Back to Articles
EngineeringCloud InfrastructureSystem Design

Beyond the Myth: Engineering Lessons from the Foundations of AWS

2026-01-19

I’ve always been skeptical of the "excess capacity" myth—the idea that AWS was simply born from Amazon selling off unused server space from the holiday rush. In a recent conversation on the Stack Overflow blog, David Yanacek (AWS Senior Principal Engineer) confirms what many of us in system design already suspected: AWS wasn't a garage sale; it was a radical re-engineering of how software scales.

1. The Challenge: The Monolith Bottleneck

The real problem Amazon faced in the early 2000s wasn't lack of hardware, but the friction of interdependence. Every time a developer wanted to build a new feature, they had to navigate a sprawling, monolithic mess. This hit a breaking point where the "Business" wanted speed, but "Engineering" was buried under the weight of shared databases and tight coupling.

The challenge was to build a system that could survive a "Black Friday" load not just for one retailer, but for an entire ecosystem of developers.

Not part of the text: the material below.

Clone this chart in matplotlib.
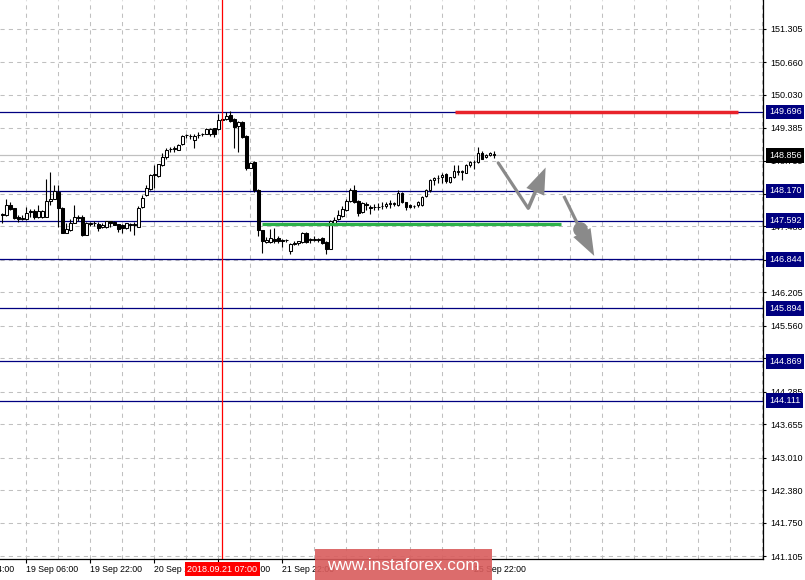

2. The Architecture: Decoupling and Primitives

AWS’s success boils down to two architectural shifts that I prioritize in my own work:

  • Asynchronous Decoupling (SQS): Before SQS, services talked to each other directly. If one failed, the whole chain broke. By introducing Simple Queue Service, they moved to an event-driven model. This is something I mirrored when building Green Engine; to handle fluctuating IoT sensor data from the field, we couldn't rely on synchronous calls. We needed that buffer to ensure system stability when hardware-software latency spiked.
  • Predictable Performance (DynamoDB): The shift from relational databases to NoSQL wasn't about "hating SQL"—it was a pragmatic trade-off. They traded complex joins for predictable, single-digit millisecond latency at any scale. In system design, consistency in performance is often more valuable than flexibility in querying.

3. Takeaway: Build Bricks, Not Houses

The most significant lesson here is the "Primitive" philosophy. AWS didn't start by trying to build an "AI-driven autonomous agent" (though they are moving that way now). They started by building the most robust, atomic building blocks possible: compute, storage, and messaging.

My take is this: If you can't get your primitives right, your high-level abstractions will fail.

Whether I’m designing a two-sided marketplace for our Collaborative Ecosystem or optimizing a data pipeline, the goal is the same: isolate the state, decouple the communication, and ensure each component does exactly one thing with 99.99% reliability.

Autonomous agents might be the future of operational relief, as Yanacek suggests, but they will only be as good as the underlying infrastructure. We don't need "game changers"—we need better primitives.